Quand la cravate se noue à l’extrême droite

La Cravate
de Mathias Théry et Etienne Chaillou
Documentaire
Sorti le 9 septembre 2020 au cinéma Nova et au cinéma Le Parc

La fin, on la connaît. Macron bat Le Pen et la France célèbre une victoire qui sent la peur. En fait, tout nous est familier : les personnages, l’histoire, les motivations… Alors on se demande qu’est-ce qu’un énième film sur l’extrême droite peut bien nous apprendre de plus que les médias ne nous ont pas déjà dit. Seulement, La Cravate n’est pas construit comme n’importe quel reportage d’investigation et c’est sa forme, indissociable de son propos, qui en fait sa valeur.

Lors de la campagne électorale de 2017, Mathias Théry et Etienne Chaillou ont suivi Bastien, militant d’extrême-droite et secrétaire de circonscription à Amiens. En plus des images filmées, ils ont mis par écrit, dans un texte d’inspiration balzacienne, ce que la caméra ne peut montrer et l’ont ensuite fait lire à Bastien. Le film se base donc sur une voix off qui lit le manuscrit et qui accompagne soit des images prises durant l’étude de terrain, soit des images de Bastien réagissant à l’histoire qu’il découvre en même temps que le spectateur. C’est un procédé qui est d’autant plus parlant que les réalisateurs et Bastien n’ont ni les mêmes idéaux politiques, ni les mêmes intérêts dans la production du film – Bastien cherchant à faire valoir des idées que les réalisateurs espéraient réfuter – et pourtant les deux partis arrivent à un consensus, le scénario écrit par les premiers étant validé par chacun. Cette manière de filmer réduit la part de subjectivité qu’on a souvent lorsqu’un chercheur retranscrit ce qu’il a étudié.
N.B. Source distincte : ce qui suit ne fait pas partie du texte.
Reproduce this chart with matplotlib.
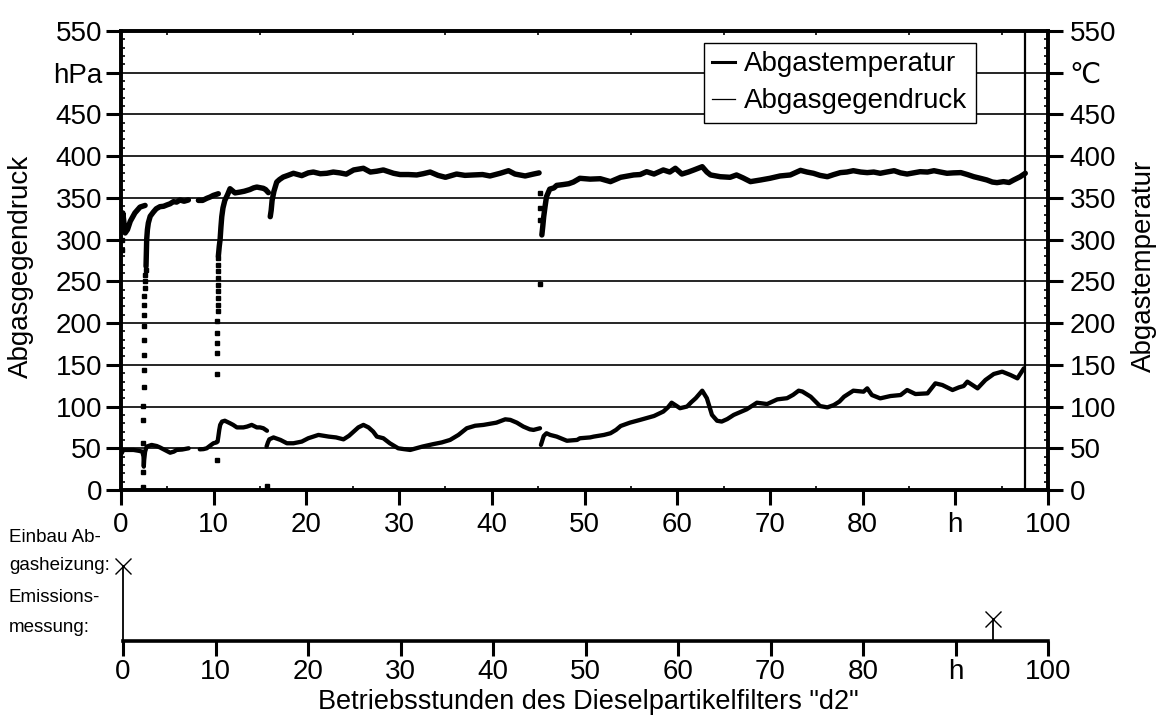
import matplotlib
matplotlib.use("Agg")
import matplotlib.pyplot as plt
from matplotlib.lines import Line2D
from matplotlib.ticker import MultipleLocator
from matplotlib import font_manager

plt.rcParams['font.family'] = ['Liberation Sans', 'DejaVu Sans']

# ---------------- data ----------------
hours_ticks = [0, 10, 20, 30, 40, 50, 60, 70, 80, 90, 100]
hours_labels = ['0', '10', '20', '30', '40', '50', '60', '70', '80', 'h', '100']
y_ticks = [0, 50, 100, 150, 200, 250, 300, 350, 400, 450, 500, 550]
left_labels = ['0', '50', '100', '150', '200', '250', '300', '350', '400', '450', 'hPa', '550']
right_labels = ['0', '50', '100', '150', '200', '250', '300', '350', '400', '450', '\u2103', '550']

# Abgastemperatur (°C) – sparse warm-up samples and continuous runs
warm_a_h = [0.1, 0.1, 0.11]
warm_a_c = [288, 300, 312]
temp_a_h = [0.12, 0.2, 0.3, 0.45, 0.7, 1.0, 1.5, 2.05, 2.6]
temp_a_c = [325, 332, 322, 308, 312, 322, 332, 339, 341]

warm_b_h = [2.41, 2.41, 2.42, 2.42, 2.42, 2.43, 2.43, 2.44, 2.45, 2.46,
            2.48, 2.50, 2.52, 2.55, 2.58, 2.62, 2.66]
warm_b_c = [4, 22, 56, 84, 101, 123, 144, 162, 180, 196,
            210, 222, 232, 242, 250, 258, 264]
temp_b_h = [2.70, 2.77, 2.85, 2.95, 3.15, 3.49, 3.8, 4.2, 4.6, 4.93,
            5.3, 5.65, 6.0, 6.37, 6.8, 7.27]
temp_b_c = [268, 300, 312, 320, 328, 333, 337, 339.5, 340, 341.5,
            343, 345.5, 345, 347.5, 346, 347.5]

temp_c_h = [8.35, 8.8, 9.25, 9.6, 9.95, 10.5]
temp_c_c = [347, 347, 349.5, 351, 353, 355]

warm_d_h = [10.40, 10.39, 10.39, 10.40, 10.40, 10.40, 10.41, 10.41, 10.42, 10.42,
            10.43, 10.43, 10.44, 10.45, 10.46]
warm_d_c = [36, 139, 164, 176, 188, 202, 214, 222, 230, 238,
            246, 254, 262, 270, 278]
temp_d_h = [10.5, 10.6, 10.69, 10.78, 10.87, 11.0, 11.2, 11.5, 11.76, 12.3,
            12.85, 13.3, 13.9, 14.3, 14.65, 15.35, 15.6, 15.9]
temp_d_c = [280, 292, 300, 315, 327.5, 338, 347, 354, 361, 356,
            357, 358, 360, 362, 363, 361.5, 360, 356.3]

cold_h = [15.7]
cold_c = [5]

temp_e_h = [16.1, 16.2, 16.3, 16.5, 16.8, 17.1, 17.5, 18.0, 18.6, 19.5,
            20.2, 20.75, 21.5, 22.2, 22.9, 23.6, 24.3, 25.1, 26.15, 26.9,
            27.6, 28.3, 29.4, 30.1, 31.0, 31.9, 32.6, 33.35, 34.2, 35.0,
            36.2, 37.1, 38.0, 39.0, 39.8, 40.9, 41.8, 42.5, 43.6, 44.5,
            45.1]
temp_e_c = [327.5, 335, 347, 358, 369, 372, 375, 377, 379.5, 376.7,
            380, 381, 379, 379.5, 381, 380, 378.5, 383.5, 385.5, 381,
            382, 383.5, 379.5, 378, 378, 377.5, 379, 381, 377, 374.7,
            378.6, 377, 377.5, 378, 376.3, 379.5, 382.6, 378.6, 376.3, 378.6,
            380]

warm_f_h = [45.18, 45.15, 45.17, 45.2]
warm_f_c = [247, 355.5, 337.5, 323.5]
temp_f_h = [45.4, 45.5, 45.6, 45.75, 45.9, 46.25, 46.7, 47.0, 47.7, 48.3,
            48.8, 49.5, 50.6, 51.7, 52.8, 53.9, 55.3, 56.0, 56.7, 57.5,
            58.5, 59.2, 59.8, 60.5, 61.2, 61.8, 62.7, 63.2, 63.6, 64.65,
            65.7, 66.4, 67.1, 67.9, 69.0, 70.0, 71.1, 72.2, 73.3, 74.0,
            74.7, 75.4, 76.2, 76.9, 77.6, 78.3, 79.0, 79.8, 80.5, 81.2,
            81.9, 82.6, 83.4, 84.1, 84.8, 85.5, 86.2, 87.0, 87.7, 88.4,
            89.1, 89.8, 90.6, 91.3, 92.0, 92.7, 93.4, 94.0, 94.5, 95.2,
            95.8, 96.3, 97.0, 97.55]
temp_f_c = [305.6, 316, 327.5, 340, 351.5, 360.5, 362, 365, 366, 367,
            369, 373.5, 372.5, 373, 369.5, 374.7, 377.5, 378, 381.4, 378.6,
            383.5, 381, 385.5, 378.6, 381, 383.5, 387.4, 381, 377.5, 375.4,
            374.7, 377.5, 374, 369.5, 371.5, 373.5, 376.3, 377.5, 383, 381,
            379.5, 377, 375.4, 378, 380.3, 381, 382.6, 381, 380.3, 381,
            379.5, 381, 382.6, 380, 378.6, 380, 381.4, 381, 382.6, 381,
            379.5, 380, 380.3, 378, 375.4, 373.5, 371.5, 369, 368.3, 369.5,
            368.5, 371.5, 375.4, 379.5]

# Abgasgegendruck (hPa)
pres_a_h = [0.07, 0.25, 0.8, 1.35, 1.9, 2.3, 2.43, 2.46, 2.5, 2.6,
            2.77, 3.3, 3.85, 4.2, 4.6, 5.3, 5.7, 6.0, 6.6, 7.3]
pres_a_p = [44, 48, 48, 48, 47, 46, 40, 28, 36, 46,
            52, 54, 52.7, 51, 48.7, 44.7, 46, 48, 48.5, 50]
pres_b_h = [8.5, 8.9, 9.25, 9.6, 9.97, 10.3, 10.42, 10.5, 10.6, 10.7,
            10.9, 11.2, 11.76, 12.1, 12.5, 13.2, 13.6, 14.1, 14.65, 15.0,
            15.35, 15.75]
pres_b_p = [48.7, 49, 50, 53, 56, 57, 58, 64, 72, 78,
            82, 83, 80, 78, 75, 75, 76, 78, 75, 75,
            74, 71]
pres_c_h = [15.7, 15.85, 16.0, 16.45, 17.2, 17.9, 18.6, 19.5, 20.2, 21.3,
            22.4, 23.2, 24.0, 24.6, 25.1, 25.6, 26.15, 26.7, 27.2, 27.6,
            28.3, 29.0, 29.9, 30.5, 31.2, 32.5, 33.7, 34.6, 35.5, 36.4,
            37.3, 38.2, 39.1, 40.5, 41.45, 42.0, 42.7, 43.4, 44.1, 44.5,
            45.2]
pres_c_p = [52, 57, 60.7, 63, 60, 56, 56, 58, 62, 66,
            64, 63, 60.7, 65, 70, 75, 78, 75, 70, 64,
            62, 56, 50, 49, 48, 52, 55, 57, 60, 66,
            74, 77, 78, 80.7, 84.7, 84, 80.7, 76, 72.7, 72,
            74]
pres_d_h = [45.3, 45.6, 45.9, 46.3, 47.0, 48.1, 49.2, 49.5, 50.6, 51.0,
            52.1, 52.8, 53.4, 53.9, 54.9, 56.0, 57.5, 58.5, 59.0, 59.4,
            59.9, 60.3, 61.06, 61.5, 62.0, 62.7, 63.2, 63.75, 64.3, 64.8,
            65.4, 66.1, 67.5, 68.6, 69.7, 70.8, 71.85, 72.5, 73.1, 73.5,
            74.4, 75.4, 76.2, 76.9, 77.5, 78.0, 79.0, 80.1, 80.5, 81.0,
            81.9, 83.0, 84.1, 84.8, 85.7, 87.0, 87.85, 88.6, 89.7, 90.4,
            90.9, 91.3, 92.4, 93.25, 94.15, 95.06, 95.95, 96.7, 97.4]
pres_d_p = [54, 64.7, 68, 66, 64, 59, 60, 62, 63, 64,
            66, 68, 72, 76.7, 80.7, 84, 88.7, 94, 99, 104.6,
            101, 98, 100, 105, 110, 119, 110, 90, 83, 82,
            85, 90, 96.7, 104.6, 103, 108.6, 110, 114, 119, 118,
            111.8, 100.6, 99, 101.8, 106, 111.8, 119, 117.8, 121.8, 113.8,
            109.8, 112.6, 113.8, 119.8, 115, 115.8, 127.8, 125.8, 119.8, 123,
            124.6, 129.8, 121.8, 131.8, 139, 141.8, 137.8, 133.8, 145.8]

end_of_run_h = 97.5

# Events (lower strip)
einbau_h = [0.0]
emission_h = [94.0]

# ---------------- figure ----------------
W, H = 1160, 715
fig = plt.figure(figsize=(W / 100, H / 100), dpi=100)


def fx(px):
    return px / W


def fy(py):
    return 1 - py / H


FS = 20
SPINE_W = 2.6

ax = fig.add_axes([fx(121), fy(490), fx(1048) - fx(121), fy(31) - fy(490)])
ax.set_xlim(0, 100)
ax.set_ylim(0, 550)
ax.set_xticks(hours_ticks)
ax.set_xticklabels(hours_labels)
ax.set_yticks(y_ticks)
ax.set_yticklabels(left_labels)
ax.xaxis.set_minor_locator(MultipleLocator(5))
ax.yaxis.set_minor_locator(MultipleLocator(10))
ax.yaxis.grid(True, color='k', lw=1.2)
ax.set_axisbelow(True)
for s in ax.spines.values():
    s.set_linewidth(SPINE_W)
ax.tick_params(which='major', direction='out', length=10.5, width=2.2,
               labelsize=FS, pad=3, top=False, right=False)
ax.tick_params(axis='x', which='major', pad=5)
ax.tick_params(which='minor', direction='in', length=3, width=1.2,
               top=True, bottom=True, left=True, right=True)

axr = ax.twinx()
axr.set_ylim(0, 550)
axr.set_yticks(y_ticks)
axr.set_yticklabels(right_labels)
axr.yaxis.set_minor_locator(MultipleLocator(10))
for s in axr.spines.values():
    s.set_linewidth(SPINE_W)
axr.tick_params(which='major', direction='out', length=10.5, width=2.2,
                labelsize=FS, pad=5)
axr.tick_params(which='minor', direction='in', length=3, width=1.2)

ax.axvline(end_of_run_h, color='k', lw=1.6)

T_LW = 3.9
P_LW = 3.1
line_kw = dict(color='k', solid_capstyle='round', solid_joinstyle='round')
dot_kw = dict(color='k', ls='none', marker='s', ms=2.8)

for h, c in [(temp_a_h, temp_a_c), (temp_b_h, temp_b_c), (temp_c_h, temp_c_c),
             (temp_d_h, temp_d_c), (temp_e_h, temp_e_c), (temp_f_h, temp_f_c)]:
    ax.plot(h, c, lw=T_LW, **line_kw)
for h, c in [(warm_a_h, warm_a_c), (warm_b_h, warm_b_c), (warm_d_h, warm_d_c),
             (warm_f_h, warm_f_c), (cold_h, cold_c)]:
    ax.plot(h, c, **dot_kw)
for h, p in [(pres_a_h, pres_a_p), (pres_b_h, pres_b_p),
             (pres_c_h, pres_c_p), (pres_d_h, pres_d_p)]:
    ax.plot(h, p, lw=P_LW, **line_kw)

# axis titles (anchor is the descender side of the rotated text)
ax.set_ylabel('Abgasgegendruck', fontsize=FS)
ax.yaxis.set_label_coords((34 - 121) / 927, (490 - 266) / 459)
axr.set_ylabel('Abgastemperatur', fontsize=FS, rotation=90)
axr.yaxis.label.set_rotation_mode('anchor')
axr.yaxis.label.set_va('bottom')
axr.yaxis.set_label_coords((1157 - 121) / 927, (490 - 266) / 459)

legend_handles = [Line2D([], [], color='k', lw=2.2), Line2D([], [], color='k', lw=0.9)]
leg = fig.legend(legend_handles, ['Abgastemperatur', 'Abgasgegendruck'],
                 loc='upper right', bbox_to_anchor=(fx(976), fy(43)),
                 fancybox=False, frameon=True, edgecolor='k', framealpha=1,
                 fontsize=FS, handlelength=0.8, handletextpad=0.35,
                 borderpad=0.3, labelspacing=0.4, borderaxespad=0)
leg.get_frame().set_linewidth(1.0)

# ---------------- event strip ----------------
ax2 = fig.add_axes([fx(123), fy(641), fx(1048) - fx(123), fy(560) - fy(641)])
ax2.set_xlim(0, 100)
ax2.set_ylim(0, 1)
for side in ('left', 'right', 'top'):
    ax2.spines[side].set_visible(False)
ax2.spines['bottom'].set_linewidth(SPINE_W)
ax2.set_yticks([])
ax2.set_xticks(hours_ticks)
ax2.set_xticklabels(hours_labels)
ax2.tick_params(axis='x', direction='out', length=10.5, width=2.2, labelsize=FS, pad=2.5)
ax2.patch.set_visible(False)

EINBAU_LEVEL = 0.926
EMISSION_LEVEL = 0.27
for h in einbau_h:
    ax2.plot([h, h], [0, EINBAU_LEVEL], color='k', lw=1.3, clip_on=False)
    ax2.plot([h], [EINBAU_LEVEL], marker='x', ms=12, mew=1.0, color='k', clip_on=False)
for h in emission_h:
    ax2.plot([h, h], [0, EMISSION_LEVEL], color='k', lw=1.3, clip_on=False)
    ax2.plot([h], [EMISSION_LEVEL], marker='x', ms=12, mew=1.0, color='k', clip_on=False)

names = {f.name for f in font_manager.fontManager.ttflist}
narrow = 'Liberation Sans Narrow' if 'Liberation Sans Narrow' in names else 'Liberation Sans'
for txt, ypx in [('Einbau Ab-', 537), ('gasheizung:', 566),
                 ('Emissions-', 598), ('messung:', 627)]:
    fig.text(fx(9), fy(ypx), txt, ha='left', va='center', fontsize=13.5,
             family=[narrow, 'DejaVu Sans'])

fig.text(fx(588), fy(709), 'Betriebsstunden des Dieselpartikelfilters "d2"',
         ha='center', va='baseline', fontsize=19.5)

fig.savefig('out.png', dpi=100)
C’est une approche à la fois convaincante et aussi touchante parce qu’ une vraie relation de confiance se crée entre les observateurs et l’observé.

L’idée de base n’était pas de faire un film de propagande anti-FN (qui depuis a changé de nom) mais plutôt de comprendre ce qui pousse les gens à adhérer à ce parti qu’on n’osait même pas recevoir sur les plateaux TV il y a encore quelques années. D’après Mathias Théry et Etienne Chaillou, pour comprendre un partisan, il faut s’inviter dans son intimité. Bastien est filmé au travail, dans la fédération française de lazertag qu’il a créée ou  buvant une bière avec ses copains. Ensuite, on découvre son visage politique. On le voit distribuer des prospectus à la gloire du parti, débattre calmement avec les détracteurs et s’occuper de la communication Youtube de Philippot. Pour Bastien, son combat est pur et dénué d’intérêt personnel. Et même si paradoxalement son adhésion au mouvement semble être aussi pour lui une quête de respect, une manière d’asseoir son autorité, il n’a pas l’ambition de grimper les échelons. Si Marine est élue, son but premier sera atteint.

En dépit de ses idéaux, c’est une vision presque candide de faire de la politique que possède Bastien. Mais Bastien connaît une vraie déception quand il se rend compte que beaucoup de ses camarades ne sont là que pour s’approcher le plus possible du pouvoir. De manière générale, ce que La Cravate semble révéler du parti, c’est que des personnes bien intégrées dans un système politique et dans un monde dont ils maîtrisent les codes utilisent la colère des marginaux et des oubliés à des fins personnelles, la rhétorique étant l’outil premier de ceux qui – à l’image d’Eric, jeune membre ambitieux et accessoirement ami de Bastien – cherchent à dédiaboliser le parti pour mieux profiter de sa remontée dans les scrutins.